Charts and diagrams as code

————————

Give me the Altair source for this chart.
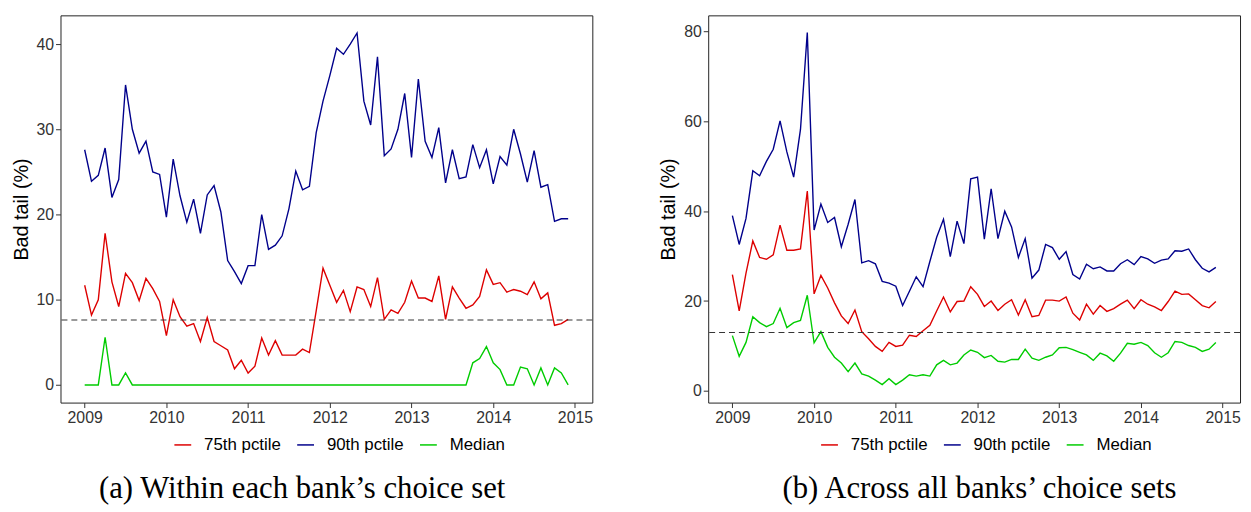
import altair as alt
import pandas as pd

start_year = 2009
series_names = ["75th pctile", "90th pctile", "Median"]
series_colors = ["#DD0000", "#00008B", "#00CC00"]
x_ticks = [2009, 2010, 2011, 2012, 2013, 2014, 2015]

# Panel (a): within each bank's choice set
a_p75 = [11.7, 8.2, 10.0, 17.8, 12.1, 9.2, 13.1, 12.0, 9.9, 12.5, 11.3, 9.8,
         5.8, 10.0, 8.0, 6.9, 7.2, 5.1, 7.9, 5.1, 4.6, 4.1, 1.9, 2.9,
         1.4, 2.2, 5.5, 3.5, 5.2, 3.5, 3.5, 3.5, 4.2, 3.8, 8.7, 13.7,
         11.7, 9.7, 11.1, 8.6, 11.5, 11.2, 9.2, 12.6, 7.7, 8.8, 8.4, 9.7,
         12.2, 10.2, 10.2, 9.8, 12.8, 7.7, 11.5, 10.2, 9.0, 9.4, 10.4, 13.5,
         11.8, 12.0, 10.9, 11.2, 11.0, 10.6, 12.1, 10.1, 10.8, 7.0, 7.2, 7.7]
a_p90 = [27.6, 23.9, 24.6, 27.8, 22.0, 24.1, 35.2, 30.0, 27.2, 28.6, 25.0, 24.7,
         19.7, 26.5, 22.2, 19.1, 21.8, 17.8, 22.3, 23.4, 20.3, 14.6, 13.3, 11.9,
         14.0, 14.0, 20.0, 15.9, 16.4, 17.5, 20.7, 25.1, 22.9, 23.3, 29.6, 33.3,
         36.3, 39.5, 38.8, 40.0, 41.3, 33.3, 30.5, 38.5, 26.9, 27.7, 30.0, 34.2,
         26.7, 35.9, 28.6, 26.7, 30.2, 23.7, 27.6, 24.2, 24.4, 28.2, 25.5, 27.6,
         23.6, 26.8, 25.8, 30.0, 27.1, 23.8, 27.5, 23.2, 23.5, 19.2, 19.5, 19.5]
a_med = [0, 0, 0, 5.6, 0, 0, 1.4, 0, 0, 0, 0, 0,
         0, 0, 0, 0, 0, 0, 0, 0, 0, 0, 0, 0,
         0, 0, 0, 0, 0, 0, 0, 0, 0, 0, 0, 0,
         0, 0, 0, 0, 0, 0, 0, 0, 0, 0, 0, 0,
         0, 0, 0, 0, 0, 0, 0, 0, 0, 2.6, 3.1, 4.5,
         2.6, 1.8, 0, 0, 2.1, 1.9, 0, 2.0, 0, 2.0, 1.4, 0]
a_ref = 7.62
a_ydomain = [-2.07, 43.37]
a_yticks = [0, 10, 20, 30, 40]

# Panel (b): across all banks' choice sets
b_p75 = [25.9, 17.8, 26.2, 33.4, 29.7, 29.3, 30.3, 36.9, 31.3, 31.3, 31.6, 44.5,
         21.6, 25.7, 22.9, 19.6, 16.7, 15.0, 18.0, 13.2, 11.6, 9.9, 8.8, 10.8,
         9.9, 10.2, 12.4, 12.1, 13.4, 14.6, 17.8, 20.9, 17.6, 19.9, 20.0, 23.2,
         21.5, 18.8, 20.0, 17.9, 19.3, 20.3, 16.9, 20.3, 16.5, 16.8, 20.2, 20.2,
         20.0, 20.9, 17.3, 15.8, 19.3, 17.1, 19.0, 17.7, 18.3, 19.3, 20.2, 18.3,
         20.3, 19.3, 18.7, 17.9, 19.9, 22.2, 21.5, 21.6, 20.3, 19.0, 18.5, 19.9]
b_p90 = [39.0, 32.6, 38.4, 49.0, 47.9, 51.1, 53.8, 60.1, 53.2, 47.6, 58.2, 79.8,
         35.8, 41.6, 37.5, 38.6, 32.1, 37.1, 42.6, 28.5, 29.0, 28.3, 24.4, 24.0,
         23.3, 19.0, 22.2, 25.4, 23.2, 28.8, 34.2, 38.2, 29.9, 37.8, 32.8, 47.2,
         47.6, 33.8, 45.0, 33.9, 40.0, 36.5, 29.7, 33.9, 25.1, 26.9, 32.6, 31.9,
         29.3, 31.0, 25.9, 24.9, 28.2, 27.2, 27.6, 26.7, 26.7, 28.3, 29.2, 28.1,
         29.9, 29.4, 28.4, 29.1, 29.4, 31.2, 31.1, 31.6, 29.2, 27.3, 26.5, 27.5]
b_med = [12.3, 7.7, 10.8, 16.5, 15.2, 14.3, 15.0, 18.4, 14.1, 15.2, 15.7, 21.3,
         10.7, 13.2, 9.7, 7.5, 6.2, 4.3, 6.2, 3.8, 3.3, 2.4, 1.4, 2.7,
         1.4, 2.4, 3.6, 3.3, 3.6, 3.3, 5.8, 6.8, 5.8, 6.2, 8.0, 9.1,
         8.6, 7.4, 7.9, 6.6, 6.4, 7.0, 7.0, 9.3, 7.3, 6.8, 7.5, 8.0,
         9.6, 9.7, 9.2, 8.6, 8.0, 6.8, 8.4, 7.8, 6.6, 8.4, 10.6, 10.4,
         10.8, 10.1, 8.5, 7.5, 8.5, 11.0, 10.8, 10.1, 9.7, 8.8, 9.3, 10.8]
b_ref = 13.0
b_ydomain = [-2.6, 83.6]
b_yticks = [0, 20, 40, 60, 80]

captions = ["(a) Within each bank\u2019s choice set",
            "(b) Across all banks\u2019 choice sets"]

x_domain = [2008.704, 2015.2125]
W, H = 537, 391


def panel(p75, p90, med, ref, ydom, yticks, caption, cap_x, leg_x):
    n = len(p75)
    t = [start_year + i / 12 for i in range(n)]
    df = pd.DataFrame({
        "t": t * 3,
        "v": p75 + p90 + med,
        "s": [series_names[0]] * n + [series_names[1]] * n + [series_names[2]] * n,
    })
    xenc = alt.X("t:Q", scale=alt.Scale(domain=x_domain, nice=False, zero=False),
                 axis=alt.Axis(values=x_ticks, format="d", title=None))
    yaxis = alt.Axis(values=yticks, title="Bad tail (%)", titlePadding=5)
    yscale = alt.Scale(domain=ydom, nice=False, zero=False)
    lines = alt.Chart(df).mark_line(strokeWidth=1.4).encode(
        x=xenc,
        y=alt.Y("v:Q", scale=yscale, axis=yaxis),
        color=alt.Color("s:N", scale=alt.Scale(domain=series_names, range=series_colors),
                        legend=alt.Legend(orient="none", legendX=leg_x, legendY=424,
                                          direction="horizontal", title=None,
                                          symbolType="stroke", symbolSize=289,
                                          symbolStrokeWidth=1.5, labelFontSize=17,
                                          labelFont="Liberation Sans", labelColor="black",
                                          labelOffset=12, columnPadding=13, padding=0)),
        detail="s:N",
    )
    rule = alt.Chart(pd.DataFrame({"v": [ref]})).mark_rule(
        strokeDash=[6, 4], color="#333333", strokeWidth=1
    ).encode(y=alt.Y("v:Q", scale=yscale, axis=yaxis))
    cap = alt.Chart(pd.DataFrame({"c": [caption]})).mark_text(
        font="Liberation Serif", fontSize=31, align="center", baseline="alphabetic",
        color="black"
    ).encode(text="c:N", x=alt.value(cap_x), y=alt.value(487))
    return alt.layer(lines, rule, cap).properties(width=W, height=H)


pa = panel(a_p75, a_p90, a_med, a_ref, a_ydomain, a_yticks, captions[0], 244, 114)
pb = panel(b_p75, b_p90, b_med, b_ref, b_ydomain, b_yticks, captions[1], 274, 113)

chart = alt.hconcat(pa, pb, spacing=65).resolve_scale(
    x="independent", y="independent", color="independent"
).resolve_legend(color="independent").properties(
    padding={"left": 2, "top": 4, "right": 2, "bottom": 0}
).configure_view(
    stroke="#222222", strokeWidth=1
).configure_axis(
    grid=False, domain=False, tickColor="#333333", tickSize=5, tickWidth=1,
    labelFont="Liberation Sans", labelFontSize=16, labelColor="#333333", labelPadding=2,
    titleFont="Liberation Sans", titleFontSize=20, titleFontWeight="normal", titleColor="black"
)

chart.save("out.html", embed_options={"renderer": "svg", "actions": False})
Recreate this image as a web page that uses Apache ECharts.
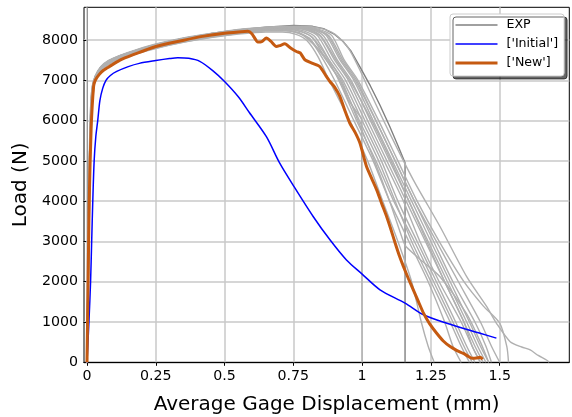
<!DOCTYPE html>
<html><head><meta charset="utf-8">
<script src="https://cdn.jsdelivr.net/npm/echarts@6/dist/echarts.min.js"></script>
<style>html,body{margin:0;padding:0;background:#fff}#c{width:572px;height:417px}</style>
</head><body><div id="c"></div>
<script>
// ---- tick labels ----
const xTicks = [0, 0.25, 0.5, 0.75, 1, 1.25, 1.5];
const yTicks = [0, 1000, 2000, 3000, 4000, 5000, 6000, 7000, 8000];
const legendNames = ['EXP', "['Initial']", "['New']"];
const xTitle = 'Average Gage Displacement (mm)';
const yTitle = 'Load (N)';

// ---- EXP curves [displacement (mm), load (N)] ----
const expDark = [[0,0],[0.004,2400],[0.009,4800],[0.014,6200],[0.02,6800],[0.03,7100],[0.05,7330],[0.08,7490],[0.12,7610],[0.18,7750],[0.25,7890],[0.35,8040],[0.45,8160],[0.55,8250],[0.65,8320],[0.75,8360],[0.82,8340],[0.86,8280],[0.90,8140],[0.93,7970],[0.96,7720],[0.99,7360],[1.03,6860],[1.065,6380],[1.10,5860],[1.13,5380],[1.156,4950],[1.156,0]];
const exp1 = [[0,0],[0.006,2500],[0.012,5000],[0.018,6300],[0.024,6750],[0.03,6980],[0.05,7230],[0.08,7400],[0.12,7520],[0.18,7660],[0.25,7790],[0.35,7940],[0.45,8060],[0.55,8150],[0.65,8200],[0.71,8200],[0.76,8140],[0.80,7980],[0.84,7580],[0.88,7000],[0.955,6000],[1.02,5000],[1.075,4000],[1.13,3000],[1.18,2000],[1.215,1000],[1.24,400],[1.262,0]];
const exp2 = [[0,0],[0.005,2500],[0.011,5000],[0.016,6300],[0.022,6800],[0.03,7020],[0.05,7260],[0.08,7420],[0.12,7540],[0.18,7680],[0.25,7810],[0.35,7960],[0.45,8080],[0.55,8170],[0.65,8230],[0.72,8230],[0.77,8170],[0.81,8020],[0.86,7500],[0.90,7000],[0.97,6000],[1.04,5000],[1.10,4000],[1.17,3000],[1.24,2000],[1.30,1000],[1.33,400],[1.36,0]];
const exp3 = [[0,0],[0.004,2500],[0.009,5000],[0.014,6300],[0.02,6800],[0.03,7060],[0.05,7290],[0.08,7450],[0.12,7570],[0.18,7710],[0.25,7850],[0.35,8000],[0.45,8110],[0.55,8200],[0.65,8255],[0.73,8260],[0.78,8200],[0.82,8050],[0.87,7500],[0.92,7000],[0.99,6000],[1.06,5000],[1.12,4000],[1.18,3000],[1.25,2000],[1.32,1000],[1.36,400],[1.39,0]];
const exp4 = [[0,0],[0.005,2500],[0.01,5000],[0.015,6300],[0.021,6820],[0.03,7070],[0.05,7300],[0.08,7460],[0.12,7580],[0.18,7720],[0.25,7860],[0.35,8010],[0.45,8120],[0.55,8210],[0.65,8270],[0.74,8280],[0.79,8220],[0.83,8070],[0.88,7500],[0.93,7000],[1.00,6000],[1.07,5000],[1.13,4000],[1.20,3000],[1.27,2000],[1.34,1000],[1.38,400],[1.41,0]];
const exp5 = [[0,0],[0.006,2500],[0.011,5000],[0.017,6300],[0.023,6780],[0.03,7000],[0.05,7250],[0.08,7420],[0.12,7540],[0.18,7690],[0.25,7820],[0.35,7970],[0.45,8090],[0.55,8180],[0.65,8240],[0.72,8250],[0.77,8190],[0.81,8040],[0.87,7500],[0.92,7000],[0.95,6500],[0.998,6050],[1.0,0]];
const exp6 = [[0,0],[0.004,2500],[0.009,5000],[0.013,6300],[0.019,6830],[0.03,7090],[0.05,7320],[0.08,7480],[0.12,7600],[0.18,7740],[0.25,7880],[0.35,8030],[0.45,8140],[0.55,8230],[0.65,8290],[0.75,8300],[0.80,8240],[0.84,8090],[0.89,7500],[0.94,7000],[1.01,6000],[1.08,5000],[1.15,4000],[1.21,3000],[1.28,2000],[1.36,1000],[1.40,400],[1.43,0]];
const exp7 = [[0,0],[0.005,2500],[0.01,5000],[0.016,6300],[0.022,6810],[0.03,7050],[0.05,7280],[0.08,7440],[0.12,7560],[0.18,7700],[0.25,7840],[0.35,7990],[0.45,8110],[0.55,8210],[0.65,8280],[0.75,8290],[0.81,8230],[0.85,8080],[0.90,7500],[0.95,7000],[1.02,6000],[1.09,5000],[1.16,4000],[1.23,3000],[1.30,2000],[1.37,1000],[1.41,400],[1.44,0]];
const exp8 = [[0,0],[0.004,2500],[0.008,5000],[0.013,6300],[0.019,6850],[0.03,7110],[0.05,7340],[0.08,7500],[0.12,7620],[0.18,7760],[0.25,7900],[0.35,8050],[0.45,8160],[0.55,8250],[0.65,8300],[0.76,8310],[0.82,8250],[0.86,8100],[0.91,7500],[0.96,7000],[1.03,6000],[1.10,5000],[1.17,4000],[1.24,3000],[1.31,2000],[1.38,1000],[1.42,400],[1.45,0]];
const exp9 = [[0,0],[0.005,2500],[0.01,5000],[0.015,6300],[0.021,6800],[0.03,7080],[0.05,7310],[0.08,7470],[0.12,7590],[0.18,7730],[0.25,7870],[0.35,8020],[0.45,8140],[0.55,8240],[0.65,8300],[0.77,8320],[0.83,8260],[0.87,8110],[0.92,7500],[0.97,7000],[1.04,6000],[1.11,5000],[1.18,4000],[1.25,3000],[1.32,2000],[1.39,1000],[1.43,400],[1.46,0]];
const exp10 = [[0,0],[0.006,2500],[0.012,5000],[0.017,6300],[0.023,6790],[0.03,7040],[0.05,7280],[0.08,7440],[0.12,7560],[0.18,7700],[0.25,7840],[0.35,7990],[0.45,8110],[0.55,8210],[0.65,8280],[0.77,8300],[0.83,8250],[0.88,8100],[0.93,7500],[0.98,7000],[1.05,6000],[1.12,5000],[1.19,4000],[1.26,3000],[1.33,2000],[1.41,1000],[1.45,400],[1.47,0]];
const exp11 = [[0,0],[0.005,2500],[0.01,5000],[0.015,6300],[0.021,6800],[0.03,7040],[0.05,7270],[0.08,7430],[0.12,7550],[0.18,7690],[0.25,7830],[0.35,7980],[0.45,8100],[0.55,8190],[0.65,8255],[0.73,8270],[0.78,8210],[0.82,8060],[0.88,7500],[0.925,7000],[0.985,6000],[1.045,5000],[1.10,4000],[1.15,3000],[1.16,2870],[1.22,2500],[1.283,2125],[1.38,1200],[1.43,500],[1.46,0]];
const exp12 = [[0,0],[0.004,2500],[0.009,5000],[0.014,6300],[0.02,6840],[0.03,7100],[0.05,7330],[0.08,7490],[0.12,7610],[0.18,7750],[0.25,7890],[0.35,8040],[0.45,8150],[0.55,8250],[0.65,8310],[0.78,8330],[0.84,8270],[0.89,8110],[0.935,7500],[0.985,7000],[1.06,6000],[1.13,5000],[1.20,4000],[1.28,3000],[1.37,2000],[1.44,1400],[1.50,970],[1.526,390],[1.532,0]];
const exp13 = [[0,0],[0.005,2500],[0.01,5000],[0.015,6300],[0.021,6830],[0.03,7090],[0.05,7320],[0.08,7480],[0.12,7600],[0.18,7740],[0.25,7880],[0.35,8040],[0.45,8160],[0.55,8260],[0.65,8320],[0.78,8340],[0.85,8290],[0.90,8150],[0.95,7800],[0.99,7280],[1.03,6690],[1.10,5690],[1.186,4530],[1.283,3370],[1.38,2125],[1.453,1380],[1.49,950],[1.538,512],[1.58,380],[1.611,306],[1.64,170],[1.67,57],[1.68,0]];
const exp14 = [[0,0],[0.006,2500],[0.011,5000],[0.016,6300],[0.022,6770],[0.03,7010],[0.05,7250],[0.08,7410],[0.12,7530],[0.18,7670],[0.25,7800],[0.35,7950],[0.45,8070],[0.55,8160],[0.65,8240],[0.71,8250],[0.76,8190],[0.80,8040],[0.875,7500],[0.915,7000],[0.98,6000],[1.05,5000],[1.115,4000],[1.19,3000],[1.26,2000],[1.33,1000],[1.37,400],[1.40,0]];
const exp15 = [[0,0],[0.004,2500],[0.009,5000],[0.014,6300],[0.02,6820],[0.03,7080],[0.05,7310],[0.08,7470],[0.12,7590],[0.18,7730],[0.25,7870],[0.35,8020],[0.45,8130],[0.55,8230],[0.65,8290],[0.75,8310],[0.81,8250],[0.85,8100],[0.905,7500],[0.955,7000],[1.035,6000],[1.105,5000],[1.17,4000],[1.235,3000],[1.30,2000],[1.37,1000],[1.40,400],[1.43,0]];
const exp16 = [[0,0],[0.005,2500],[0.01,5000],[0.015,6300],[0.021,6810],[0.03,7070],[0.05,7300],[0.08,7460],[0.12,7580],[0.18,7720],[0.25,7860],[0.35,8010],[0.45,8130],[0.55,8230],[0.65,8300],[0.77,8320],[0.83,8260],[0.875,8110],[0.925,7500],[0.975,7000],[1.05,6000],[1.12,5000],[1.19,4000],[1.27,3000],[1.35,2000],[1.43,1000],[1.47,400],[1.50,0]];
const expLight = [exp1, exp2, exp3, exp4, exp5, exp6, exp7, exp8, exp9, exp10, exp11, exp12, exp13, exp14, exp15, exp16];
const expWithDrop = [exp5];

// ---- simulations ----
const initialCurve = [[0,0],[0.007,1000],[0.013,2000],[0.017,3000],[0.021,4000],[0.026,5000],[0.032,5600],[0.039,6000],[0.047,6500],[0.057,6800],[0.069,7000],[0.085,7120],[0.108,7220],[0.15,7340],[0.19,7420],[0.25,7490],[0.30,7540],[0.33,7560],[0.37,7545],[0.41,7470],[0.457,7240],[0.50,6970],[0.55,6590],[0.59,6200],[0.652,5600],[0.70,4950],[0.749,4400],[0.822,3620],[0.883,3040],[0.943,2540],[1.0,2190],[1.065,1800],[1.156,1470],[1.223,1180],[1.308,970],[1.429,720],[1.488,600]];
const newCurve = [[0,0],[0.004,2000],[0.008,4000],[0.015,5800],[0.024,6850],[0.03,7000],[0.044,7140],[0.06,7250],[0.081,7340],[0.12,7500],[0.166,7630],[0.25,7840],[0.348,7990],[0.42,8090],[0.50,8170],[0.55,8200],[0.585,8215],[0.60,8150],[0.621,7950],[0.635,7960],[0.652,8050],[0.668,7970],[0.688,7840],[0.70,7860],[0.719,7905],[0.74,7800],[0.761,7715],[0.775,7680],[0.792,7510],[0.82,7420],[0.846,7340],[0.865,7150],[0.883,6970],[0.90,6830],[0.919,6600],[0.94,6200],[0.955,5940],[0.975,5700],[0.992,5440],[1.016,4860],[1.035,4560],[1.053,4280],[1.07,3960],[1.089,3620],[1.105,3290],[1.12,2960],[1.135,2650],[1.15,2380],[1.168,2080],[1.186,1800],[1.205,1500],[1.223,1220],[1.245,960],[1.271,720],[1.295,530],[1.32,390],[1.345,290],[1.368,220],[1.385,150],[1.399,100],[1.415,105],[1.429,125],[1.438,75]];

const FONT = 'DejaVu Sans';
const chart = echarts.init(document.getElementById('c'), null, {renderer: 'canvas'});

const series = [];
series.push({
  type: 'line', name: legendNames[0], data: expDark, symbol: 'none', z: 2,
  lineStyle: {color: '#808080', width: 1.4}, itemStyle: {color: '#808080'},
  markLine: {
    silent: true, symbol: 'none', z: 1, animation: false,
    label: {show: false},
    lineStyle: {color: '#c8c8c8', width: 1.5, type: 'solid'},
    data: xTicks.map(v => ({xAxis: v}))
  }
});
expLight.forEach(d => series.push({
  type: 'line', name: legendNames[0], data: d, symbol: 'none', z: 2,
  smooth: expWithDrop.includes(d) ? false : 0.25,
  lineStyle: {color: '#b0b0b0', width: 1.4}, itemStyle: {color: '#808080'}
}));
series.push({
  type: 'line', name: legendNames[1], data: initialCurve, symbol: 'none', z: 3, smooth: 0.3,
  lineStyle: {color: '#0000ff', width: 1.5}, itemStyle: {color: '#0000ff'}
});
series.push({
  type: 'line', name: legendNames[2], data: newCurve, symbol: 'none', z: 4, smooth: 0.2,
  lineStyle: {color: '#c55a11', width: 3}, itemStyle: {color: '#c55a11'}
});

chart.setOption({
  animation: false,
  backgroundColor: '#fff',
  grid: {left: 84, right: 2.7, top: 7.3, bottom: 54.7, show: true, borderColor: '#000', borderWidth: 1,
         containLabel: false, outerBoundsMode: 'none'},
  legend: {
    orient: 'vertical', left: 450, top: 14, padding: [4, 6, 6, 4],
    itemWidth: 42, itemHeight: 14, itemGap: 5,
    backgroundColor: '#fff', borderColor: '#cccccc', borderWidth: 1, borderRadius: 3,
    shadowColor: 'rgba(0,0,0,0.6)', shadowOffsetX: 3, shadowOffsetY: 3, shadowBlur: 0,
    textStyle: {fontFamily: FONT, fontSize: 12.6, color: '#000', lineHeight: 14, padding: [0, 0, 0, 4]},
    data: [
      {name: legendNames[0], itemStyle: {opacity: 0}, lineStyle: {color: '#808080', width: 1.5}},
      {name: legendNames[1], itemStyle: {opacity: 0}, lineStyle: {color: '#0000ff', width: 1.5}},
      {name: legendNames[2], itemStyle: {opacity: 0}, lineStyle: {color: '#c55a11', width: 3}}
    ]
  },
  xAxis: {
    type: 'value', min: -0.0109, max: 1.753,
    name: xTitle, nameLocation: 'middle', nameGap: 32,
    nameTextStyle: {fontFamily: FONT, fontSize: 20, color: '#000'},
    axisLine: {show: true, lineStyle: {color: '#000', width: 1}},
    axisTick: {show: true, customValues: xTicks, length: 3.5, lineStyle: {color: '#000', width: 1}},
    axisLabel: {customValues: xTicks, formatter: v => String(v), fontFamily: FONT, fontSize: 14.2, color: '#000', margin: 7},
    splitLine: {show: false}
  },
  yAxis: {
    type: 'value', min: 0, max: 8812, interval: 1000,
    name: yTitle, nameLocation: 'middle', nameGap: 46, nameRotate: 90,
    nameTextStyle: {fontFamily: FONT, fontSize: 20, color: '#000'},
    axisLine: {show: true, lineStyle: {color: '#000', width: 1}},
    axisTick: {show: true, customValues: yTicks, length: 3.5, lineStyle: {color: '#000', width: 1}},
    axisLabel: {customValues: yTicks, formatter: v => String(v), fontFamily: FONT, fontSize: 14.2, color: '#000', margin: 6},
    splitLine: {show: true, lineStyle: {color: '#c8c8c8', width: 1.5}}
  },
  series: series
});
</script></body></html>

————————

Please give again the entries word for word, starting at the first line and ending with the line that contains "import pandas as pd"; include both of those lines but none of the pictures.

Give me the Altair source for this chart.
import altair as alt
import pandas as pd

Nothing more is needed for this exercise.